If v = 15 km/h We have:
d1 = 30 km
d2 = 17 km
Since speed = distance/time follows time = distance/speed.
The total time of the entire trip is is the sum of the time of the first 30 km and the time of the remaining 17 km:
d1/v + d2/(v + 2) = 30/15 + 17/(15 + 2) = 2 + 1 = 3 hours
The answer is t=3hours
The question is incomplete. This is the complete question:
For the first 30 km, the bicyclist rode with a speed of v km/hour. For the remaining 17 km he rode with a speed which was 2 km/hour greater than his original speed. How much time did the bicyclist spend on the entire trip?

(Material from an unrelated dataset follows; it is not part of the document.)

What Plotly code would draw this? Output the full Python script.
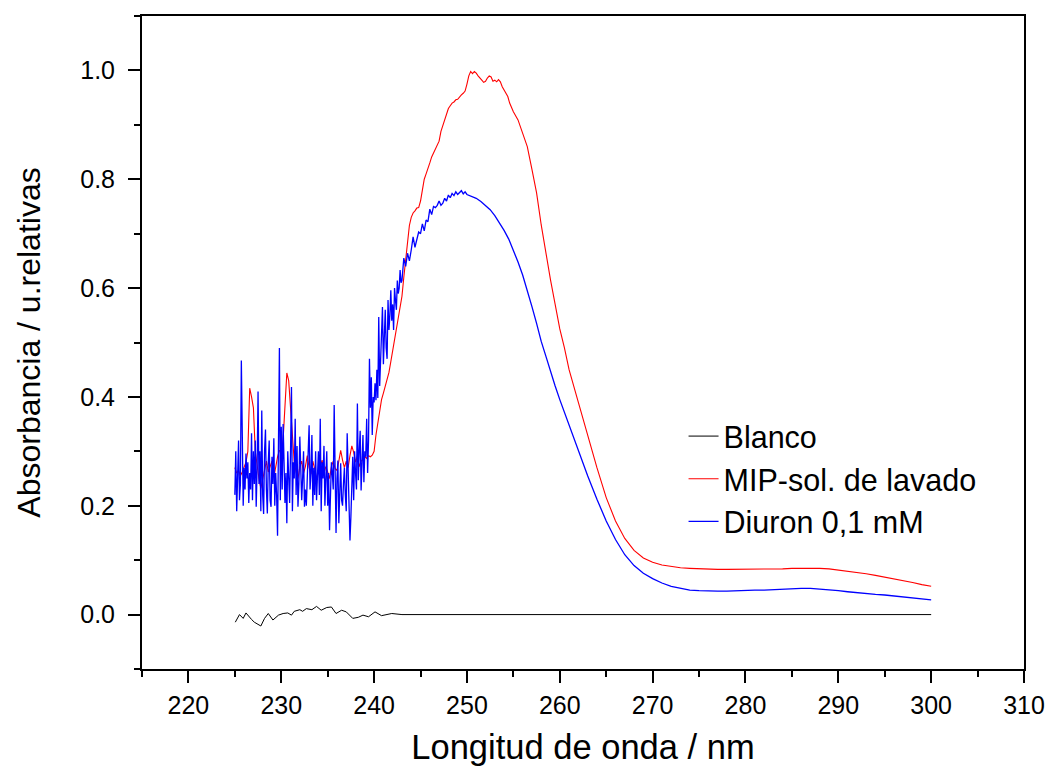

Let t be the time (in hours), and find t if: v = 15
Answer:
The total time the bicyclist spent on the entire trip = T1 + T2 = 2 hours + 1 hour = 3 hours
Step-by-step explanation:
For the first 30 km, the bicyclist rode with an original speed = 15 km/hour
For the remaining 17 km, the bicyclist rode with a speed = 15 + 2 = 17 km/hour
Generally, speed = distance ÷ time
Therefore, time = distance ÷ speed
The time spent on travelling the first distance of 30 km = T1 = 30 ÷ 15 = 2 hours
and the time spent on travelling the second distance of 17 km = 17 ÷ 17 = 1 hour
Therefore, the total time the bicyclist spent on the entire trip = T1 + T2 = 2 hours + 1 hour = 3 hours.